# [Problem requirements]
Print, please, exactly and only the lines between the line holding "Give me the matplotlib source for this chart." and the line holding "plt.rcParams['hatch.linewidth'] = 0.6", inclusive, omitting any pictures.

# [Data in this exercise]

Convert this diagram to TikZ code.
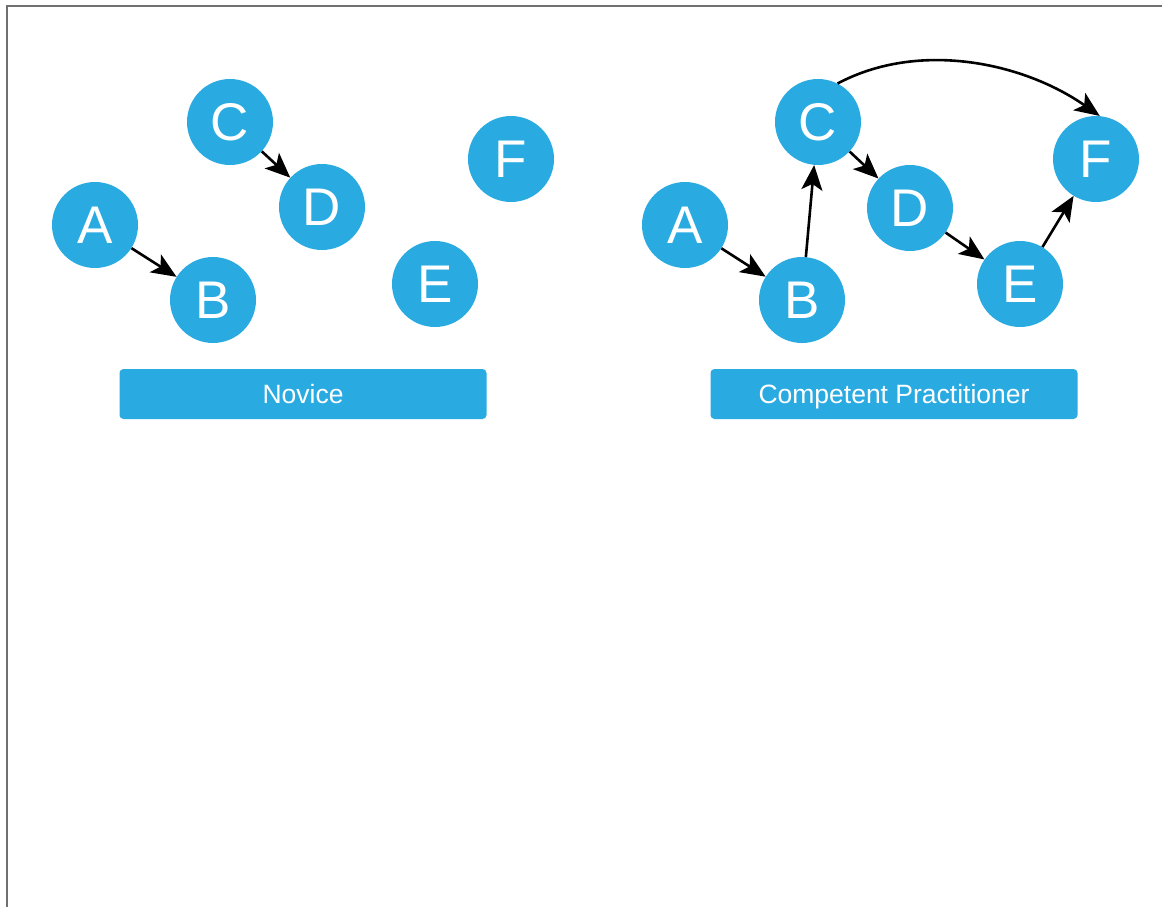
\documentclass[tikz,border=0pt]{standalone}
\usepackage{fontspec}
\setmainfont{Liberation Sans}
\usetikzlibrary{arrows.meta}
\definecolor{conceptblue}{HTML}{29ABE2}
\definecolor{framegray}{HTML}{707070}
\tikzset{
  concept/.style={circle, fill=conceptblue, draw=none, minimum size=86pt, inner sep=0pt,
    text=white, font=\fontsize{53pt}{53pt}\selectfont},
  stagebox/.style={rectangle, rounded corners=4pt, fill=conceptblue, draw=none,
    minimum width=367pt, minimum height=50pt, inner sep=0pt, text=white,
    text height=19pt, text depth=0pt, font=\fontsize{26.5pt}{26.5pt}\selectfont},
  link/.style={draw=black, line width=2.6pt,
    -{Stealth[length=25pt, width=21pt, inset=6pt]}},
}
\begin{document}
\begin{tikzpicture}[x=1pt, y=1pt]
  \useasboundingbox (0,0) rectangle (1162,-907);
  % frame along the top and left edges
  \draw[framegray, line width=1.5pt] (7,-907) -- (7,-6) -- (1162,-6);

  % novice: scattered concepts
  \node[concept] (nA) at (95,-225) {A};
  \node[concept] (nB) at (213,-300) {B};
  \node[concept] (nC) at (230,-122) {C};
  \node[concept] (nD) at (322,-207) {D};
  \node[concept] (nE) at (435,-284) {E};
  \node[concept] (nF) at (511,-159) {F};
  \draw[link] (nA) -- (nB);
  \draw[link] (nC) -- (nD);
  \node[stagebox] (novice) at (303,-394) {Novice};

  % competent practitioner: connected concepts
  \node[concept] (pA) at (685,-225) {A};
  \node[concept] (pB) at (802,-300) {B};
  \node[concept] (pC) at (818,-122) {C};
  \node[concept] (pD) at (910,-208) {D};
  \node[concept] (pE) at (1020,-284) {E};
  \node[concept] (pF) at (1096,-159) {F};
  \draw[link] (pA) -- (pB);
  \draw[link] (pB) -- (pC);
  \draw[link] (pC) -- (pD);
  \draw[link] (pD) -- (pE);
  \draw[link] (pE) -- (pF);
  \draw[link] (pC.63) to[out=28, in=145, looseness=0.9] (pF.85);
  \node[stagebox] (competent) at (894,-394) {Competent Practitioner};
\end{tikzpicture}
\end{document}
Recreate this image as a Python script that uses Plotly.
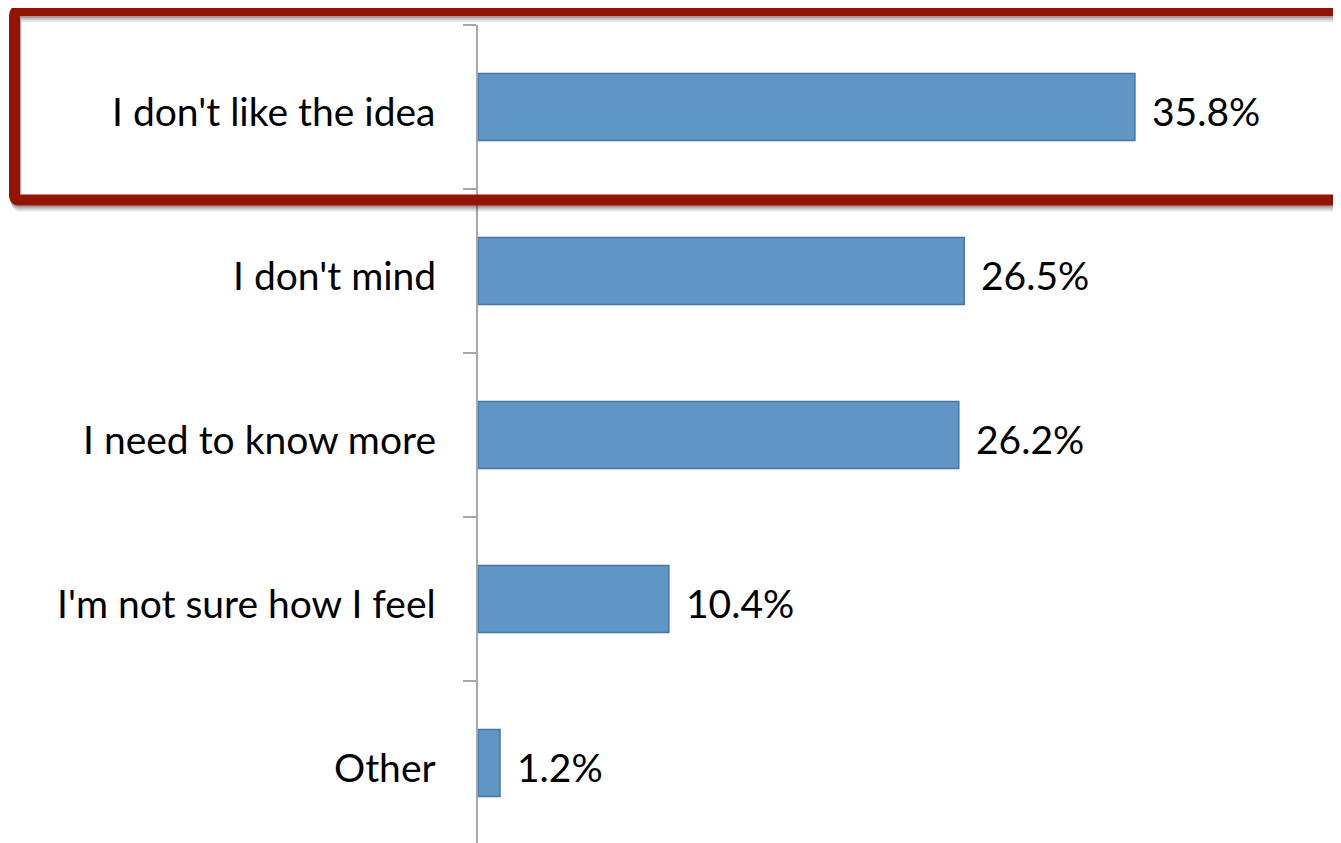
import plotly.graph_objects as go

categories = ["I don't like the idea", "I don't mind", "I need to know more",
              "I'm not sure how I feel", "Other"]
values = [35.8, 26.5, 26.2, 10.4, 1.2]
value_labels = ["35.8%", "26.5%", "26.2%", "10.4%", "1.2%"]

# The page body has an 8px default margin; compensate for it.
OFF = 8
W, H = 1341 - OFF, 843 - OFF
ML, MR, MT, MB = 478 - OFF, 0, 25 - OFF, 0
PW, PH = W - ML - MR, H - MT - MB
PX_PER_UNIT = 18.35
CAT_PX = 164

FONT = "Lato"
FS = 39

fig = go.Figure()
fig.add_trace(go.Bar(
    y=categories, x=values, orientation="h", width=0.41,
    marker=dict(color="#5F96C6", line=dict(color="#4676A6", width=1.5)),
    hoverinfo="skip",
))

for c, v, t in zip(categories, values, value_labels):
    fig.add_annotation(x=v, y=c, text=t, showarrow=False, xanchor="left",
                       xshift=15, yshift=-4, font=dict(family=FONT, size=FS, color="#000"))
    fig.add_annotation(x=0, y=c, text=c, showarrow=False, xanchor="right",
                       xshift=-40, yshift=-4, font=dict(family=FONT, size=FS, color="#000"))

def px_to_paper_x(px):
    return (px - OFF - ML) / PW

def px_to_paper_y(py):
    return 1 - (py - OFF - MT) / PH

def rounded_path(x0, y0, x1, y1, r):
    X = px_to_paper_x
    Y = px_to_paper_y
    rx = r / PW
    ry = r / PH
    a, b, c, d = X(x0), Y(y0), X(x1), Y(y1)
    return (f"M {a+rx},{b} L {c-rx},{b} Q {c},{b} {c},{b-ry} "
            f"L {c},{d+ry} Q {c},{d} {c-rx},{d} L {a+rx},{d} Q {a},{d} {a},{d+ry} "
            f"L {a},{b-ry} Q {a},{b} {a+rx},{b} Z")

for off, op in [(6, 0.10), (4, 0.14), (2, 0.18)]:
    fig.add_shape(type="path", xref="paper", yref="paper", layer="above",
                  path=rounded_path(14.5 + off * 0.3, 10.5 + off, 1380, 200 + off, 5),
                  line=dict(color=f"rgba(0,0,0,{op})", width=11))
fig.add_shape(type="path", xref="paper", yref="paper", layer="above",
              path=rounded_path(14.5, 10.5, 1380, 200, 5),
              line=dict(color="#951300", width=11))

fig.update_layout(
    width=W, height=H,
    margin=dict(l=ML, r=MR, t=MT, b=MB, pad=0),
    paper_bgcolor="white", plot_bgcolor="white",
    showlegend=False,
    bargap=0.59,
    xaxis=dict(range=[0, PW / PX_PER_UNIT], visible=False, showgrid=False, zeroline=False),
    yaxis=dict(
        type="category", categoryorder="array", categoryarray=categories,
        range=[-0.5 + PH / CAT_PX, -0.5],
        showline=True, linecolor="#A8A8A8", linewidth=2,
        ticks="outside", tickson="boundaries", ticklen=13, tickcolor="#A8A8A8", tickwidth=2,
        showticklabels=False,
        showgrid=False, zeroline=False,
    ),
)

fig.write_html("out.html")
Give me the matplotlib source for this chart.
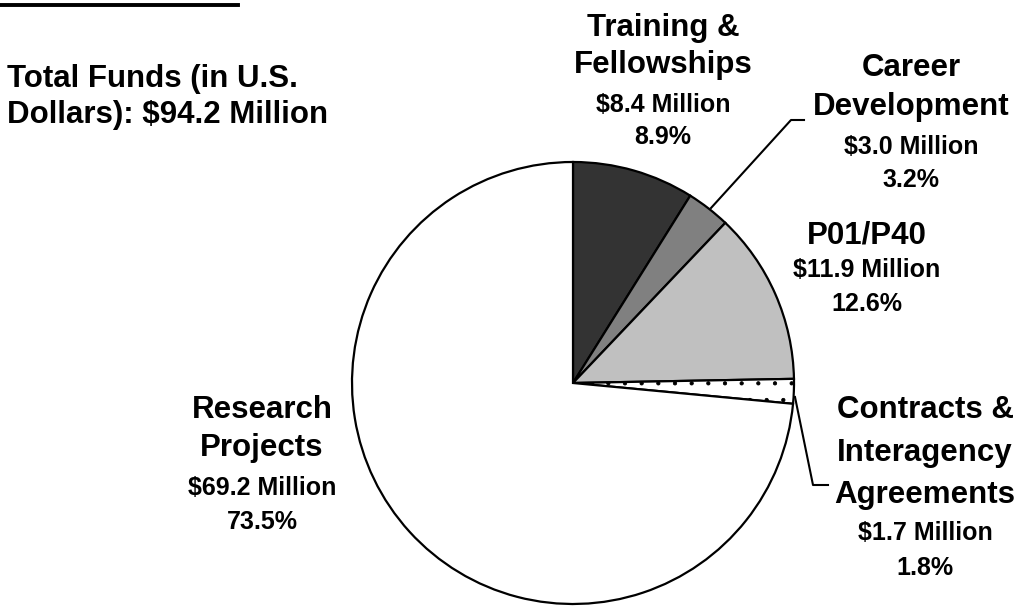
import matplotlib
matplotlib.use("Agg")
import matplotlib.pyplot as plt
from matplotlib.lines import Line2D

plt.rcParams['font.family'] = ['Liberation Sans', 'DejaVu Sans']
plt.rcParams['font.weight'] = 'bold'
plt.rcParams['hatch.linewidth'] = 0.6

# data
names = ['Training &\nFellowships', 'Career\nDevelopment', 'P01/P40',
         'Contracts &\nInteragency\nAgreements', 'Research\nProjects']
millions = [8.4, 3.0, 11.9, 1.7, 69.2]
percents = [8.9, 3.2, 12.6, 1.8, 73.5]
total = 94.2
colors = ['#333333', '#808080', '#c0c0c0', 'white', 'white']
hatches = [None, None, None, '.', None]

W, H = 1021, 608
fig = plt.figure(figsize=(W / 100, H / 100), dpi=100)

def px(x, y):
    # pixel position (from top-left) -> figure fraction
    return x / W, 1 - y / H

# pie: centre (573, 383), radius ~221 px
cx, cy, r = 573, 383, 221
ax = fig.add_axes([(cx - r) / W, 1 - (cy + r) / H, 2 * r / W, 2 * r / H])
wedges, _ = ax.pie(percents, colors=colors, startangle=90, counterclock=False,
                   radius=1, wedgeprops=dict(edgecolor='black', linewidth=1.6))
for w, h in zip(wedges, hatches):
    if h:
        w.set_hatch(h)
ax.set_xlim(-1, 1)
ax.set_ylim(-1, 1)
ax.set_aspect('equal')
ax.axis('off')

big, small = 22.5, 18
# label layout: centre x, y of name lines, y of value lines
layout = [
    (663, [28, 65], [105, 137]),
    (911, [68, 107], [147, 180]),
    (867, [235], [270, 304]),
    (925, [410, 453, 495], [533, 568]),
    (262, [410, 448], [488, 522]),
]
for name, m, p, (x, ny, vy) in zip(names, millions, percents, layout):
    for line, y in zip(name.split('\n'), ny):
        fig.text(*px(x, y), line, ha='center', va='center', fontsize=big)
    vals = ['$%.1f Million' % m, '%.1f%%' % p]
    for line, y in zip(vals, vy):
        fig.text(*px(x, y), line, ha='center', va='center', fontsize=small)

fig.text(*px(7, 79), 'Total Funds (in U.S.', ha='left', va='center', fontsize=big)
fig.text(*px(7, 115), 'Dollars): $%.1f Million' % total, ha='left', va='center',
         fontsize=big)

# leader lines
def leader(pts):
    xs = [p[0] / W for p in pts]
    ys = [1 - p[1] / H for p in pts]
    fig.add_artist(Line2D(xs, ys, color='black', linewidth=1.5))

leader([(711, 208), (791, 120), (804, 120)])
leader([(795, 397), (813, 485), (828, 485)])

# cut-off underline at the top
fig.add_artist(Line2D([0, 238 / W], [1 - 4.5 / H, 1 - 4.5 / H],
                      color='black', linewidth=2.8))

fig.savefig('out.png', dpi=100)
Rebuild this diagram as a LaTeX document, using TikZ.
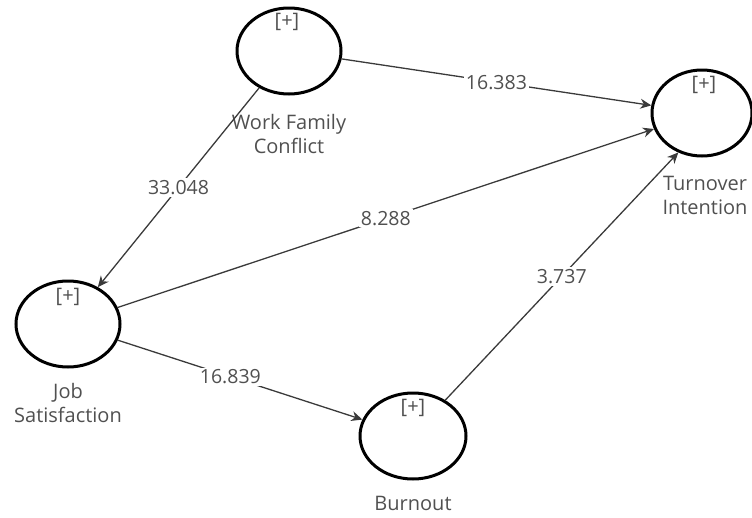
\documentclass[tikz,border=0pt]{standalone}
\usepackage{fontspec}
\setmainfont{Open Sans}
\usetikzlibrary{shapes.geometric,arrows.meta}
\definecolor{txt}{HTML}{505050}
\definecolor{ln}{HTML}{3A3A3A}
\tikzset{
  lv/.style={ellipse,draw=black,line width=3pt,minimum width=104pt,minimum height=86pt,inner sep=0pt},
  plustxt/.style={text=txt,font=\fontsize{20}{20}\selectfont},
  lvlabel/.style={text=txt,font=\fontsize{20}{24}\selectfont,align=center},
  conn/.style={draw=ln,line width=1.3pt,-{Stealth[length=11pt,width=10pt]}},
  val/.style={fill=white,text=txt,font=\fontsize{19.5}{20}\selectfont,inner sep=2pt},
}
\begin{document}
\begin{tikzpicture}[x=1pt,y=-1pt]
\useasboundingbox (0,0) rectangle (752,517);
\node[lv] (wfc) at (289,51) {};
\node[lv,minimum width=100pt] (ti) at (702,113) {};
\node[lv] (js) at (68,324) {};
\node[lv,minimum width=106pt] (bo) at (413,436) {};
\node[plustxt] (wfcp) at (287,22) {[+]};
\node[plustxt] (tip) at (704,85) {[+]};
\node[plustxt] (jsp) at (68,297) {[+]};
\node[plustxt] (bop) at (413,408) {[+]};
\node[lvlabel] (wfcn) at (289,134) {Work Family\\Conflict};
\node[lvlabel] (tin) at (705,195) {Turnover\\Intention};
\node[lvlabel] (jsn) at (68,403) {Job\\Satisfaction};
\node[lvlabel] (bon) at (413,503) {Burnout};
\draw[conn] (wfc) -- node[val,pos=0.5] {16.383} (ti);
\draw[conn] (wfc) -- node[val,pos=0.5] {33.048} (js);
\draw[conn] (js) -- node[val,pos=0.5] {8.288} (ti);
\draw[conn] (js) -- node[val,pos=0.46] {16.839} (bo);
\draw[conn] (bo.48) -- node[val,pos=0.5] {3.737} (ti.239);
\end{tikzpicture}
\end{document}
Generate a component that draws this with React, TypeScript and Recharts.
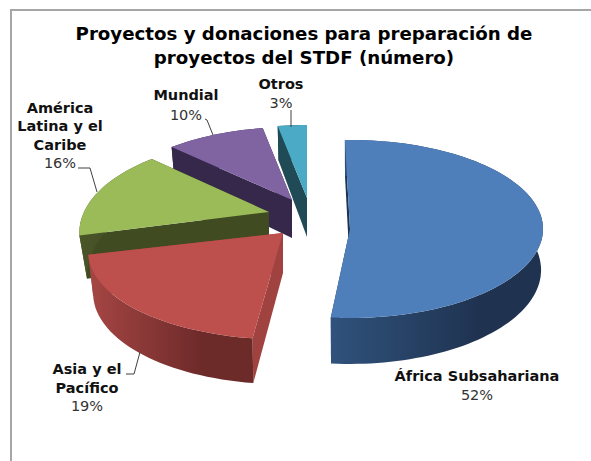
import { PieChart, Pie } from "recharts";

const WIDTH = 591;
const HEIGHT = 461;
const FONT = "'DejaVu Sans', Verdana, sans-serif";

// drawn back to front, counter-clockwise from the top, so the biggest slice lands on top
const regions = ["Otros", "Mundial", "América Latina y el Caribe", "Asia y el Pacífico", "África Subsahariana"];
const projects = [3, 10, 16, 19, 52];

const chartData = regions.map((name, i) => ({ name, value: projects[i] }));

const CX = 300;
const CY = 215;
const RADIUS = 190;

// fake 3D look per slice: explode offset from the pie centre, perspective, wall colours
const sliceLook: Record<string, any> = {
  "África Subsahariana": { dx: 50, dy: 14, rx: 193, ry: 89, k: 0, rot: -1.5, depth: 41, shrink: 0.99, face: "#4f7fbb", wall: "#1c3352", rimFrom: "#30527c", rimTo: "#1f3350" },
  "Asia y el Pacífico": { dx: -17, dy: 18, rx: 190, ry: 83, k: 0.22, rot: 0, depth: 40, shrink: 0.975, face: "#bd4f4c", wall: "#a04240", rimFrom: "#a64644", rimTo: "#6c2a29" },
  "América Latina y el Caribe": { dx: -31, dy: -3, rx: 185, ry: 89, k: 0.22, rot: 0, depth: 42, shrink: 0.96, face: "#9bbb59", wall: "#414b22", rimFrom: "#4a5528", rimTo: "#414b22" },
  Mundial: { dx: -8, dy: -15, rx: 190, ry: 89, k: 0.22, rot: 0, depth: 38, shrink: 0.975, face: "#8064a2", wall: "#35284a", rimFrom: "#35284a", rimTo: "#35284a" },
  Otros: { dx: 7, dy: -17, rx: 190, ry: 89, k: 0.22, rot: 0, depth: 39, shrink: 0.975, face: "#4babc6", wall: "#1f4a56", rimFrom: "#1f4a56", rimTo: "#1f4a56" },
};

const labelLook: Record<string, any> = {
  "África Subsahariana": { x: 477, lines: ["África Subsahariana"], y: 381, pctY: 400, leader: null },
  "Asia y el Pacífico": { x: 87, lines: ["Asia y el", "Pacífico"], y: 374, pctY: 411, leader: "126,374 134,374 140,352" },
  "América Latina y el Caribe": { x: 60, lines: ["América", "Latina y el", "Caribe"], y: 113, pctY: 168, leader: "78,168 90,168 97,192" },
  Mundial: { x: 186, lines: ["Mundial"], y: 100, pctY: 120, leader: "205,119 207,120 213,135" },
  Otros: { x: 281, lines: ["Otros"], y: 89, pctY: 108, leader: "291,110 291,127" },
};

const Slice3D = (props: any) => {
  const { cx, cy, startAngle, endAngle, name, payload } = props;
  const key = name ?? payload?.name;
  const s = sliceLook[key];
  const ax = cx + s.dx;
  const ay = cy + s.dy;

  // from a library angle to a point on the tilted rim
  const onRim = (deg: number) => {
    const rad = ((deg - s.rot) * Math.PI) / 180;
    const back = Math.sin(rad);
    const p = 1 / (1 + s.k * back);
    return { x: ax + s.rx * Math.cos(rad) * p, y: ay - s.ry * back * p, back };
  };
  const under = (pt: { x: number; y: number; back: number }) => ({
    x: ax + (pt.x - ax) * s.shrink,
    y: pt.y + s.depth * (1 - 0.12 * pt.back),
  });

  const rim = [];
  const sweep = endAngle - startAngle;
  const steps = Math.max(4, Math.ceil(Math.abs(sweep) / 2));
  for (let i = 0; i <= steps; i++) rim.push(onRim(startAngle + (sweep * i) / steps));
  const lower = rim.map(under);
  const first = rim[0];
  const last = rim[rim.length - 1];

  const toPath = (pts: { x: number; y: number }[]) =>
    "M" + pts.map((p) => `${p.x.toFixed(1)},${p.y.toFixed(1)}`).join("L") + "Z";

  const apex = { x: ax, y: ay };
  const apexLow = { x: ax, y: ay + s.depth };
  const gradId = "rim" + regions.indexOf(key);

  return (
    <g>
      <defs>
        <linearGradient id={gradId} x1="0" y1="0" x2="1" y2="0">
          <stop offset="0%" stopColor={s.rimFrom} />
          <stop offset="70%" stopColor={s.rimTo} />
          <stop offset="100%" stopColor={s.rimTo} />
        </linearGradient>
      </defs>
      <path d={toPath([apex, first, under(first), apexLow])} fill={s.wall} />
      <path d={toPath([apex, last, under(last), apexLow])} fill={s.wall} />
      <path d={toPath([...rim, ...lower.slice().reverse()])} fill={`url(#${gradId})`} />
      <path d={toPath([apex, ...rim])} fill={s.face} />
    </g>
  );
};

const SliceLabel = (props: any) => {
  const key = props.name ?? props.payload?.name;
  const l = labelLook[key];
  if (!l) return null;
  const pct = Math.round(props.percent * 100) + "%";
  const gap = l.lines.length > 1 ? (l.pctY - l.y) / l.lines.length : 0;
  return (
    <g style={{ fontFamily: FONT, fontSize: 14.5 }}>
      {l.leader && <polyline points={l.leader} fill="none" stroke="#404040" strokeWidth={1} />}
      {l.lines.map((line: string, i: number) => (
        <text key={line} x={l.x} y={l.y + i * gap} textAnchor="middle" fontWeight="bold" fill="#111">
          {line}
        </text>
      ))}
      <text x={l.x} y={l.pctY} textAnchor="middle" fill="#333">
        {pct}
      </text>
    </g>
  );
};

export default function App() {
  return (
    <div style={{ position: "absolute", left: 0, top: 0, width: WIDTH, height: HEIGHT, background: "#fff", overflow: "hidden" }}>
      <div
        style={{
          position: "absolute",
          left: 10,
          top: 9,
          width: WIDTH,
          height: HEIGHT,
          borderLeft: "2px solid #a6a6a6",
          borderTop: "2px solid #a6a6a6",
        }}
      />
      <PieChart width={WIDTH} height={HEIGHT} margin={{ top: 0, right: 0, bottom: 0, left: 0 }} style={{ position: "absolute", left: 0, top: 0 }}>
        <Pie
          data={chartData}
          dataKey="value"
          nameKey="name"
          cx={CX}
          cy={CY}
          outerRadius={RADIUS}
          startAngle={90}
          endAngle={450}
          paddingAngle={0}
          stroke="none"
          shape={Slice3D}
          label={SliceLabel}
          labelLine={false}
          isAnimationActive={false}
        />
      </PieChart>
      <div
        style={{
          position: "absolute",
          left: 0,
          top: 22,
          width: 608,
          textAlign: "center",
          fontFamily: FONT,
          fontWeight: "bold",
          fontSize: 18.2,
          lineHeight: "24px",
          color: "#000",
        }}
      >
        Proyectos y donaciones para preparación de
        <br />
        proyectos del STDF (número)
      </div>
    </div>
  );
}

# [Reply to the exercise]
Give me the matplotlib source for this chart.
import matplotlib
matplotlib.use("Agg")
import matplotlib.pyplot as plt
from matplotlib.lines import Line2D

plt.rcParams['font.family'] = ['Liberation Sans', 'DejaVu Sans']
plt.rcParams['font.weight'] = 'bold'
plt.rcParams['hatch.linewidth'] = 0.6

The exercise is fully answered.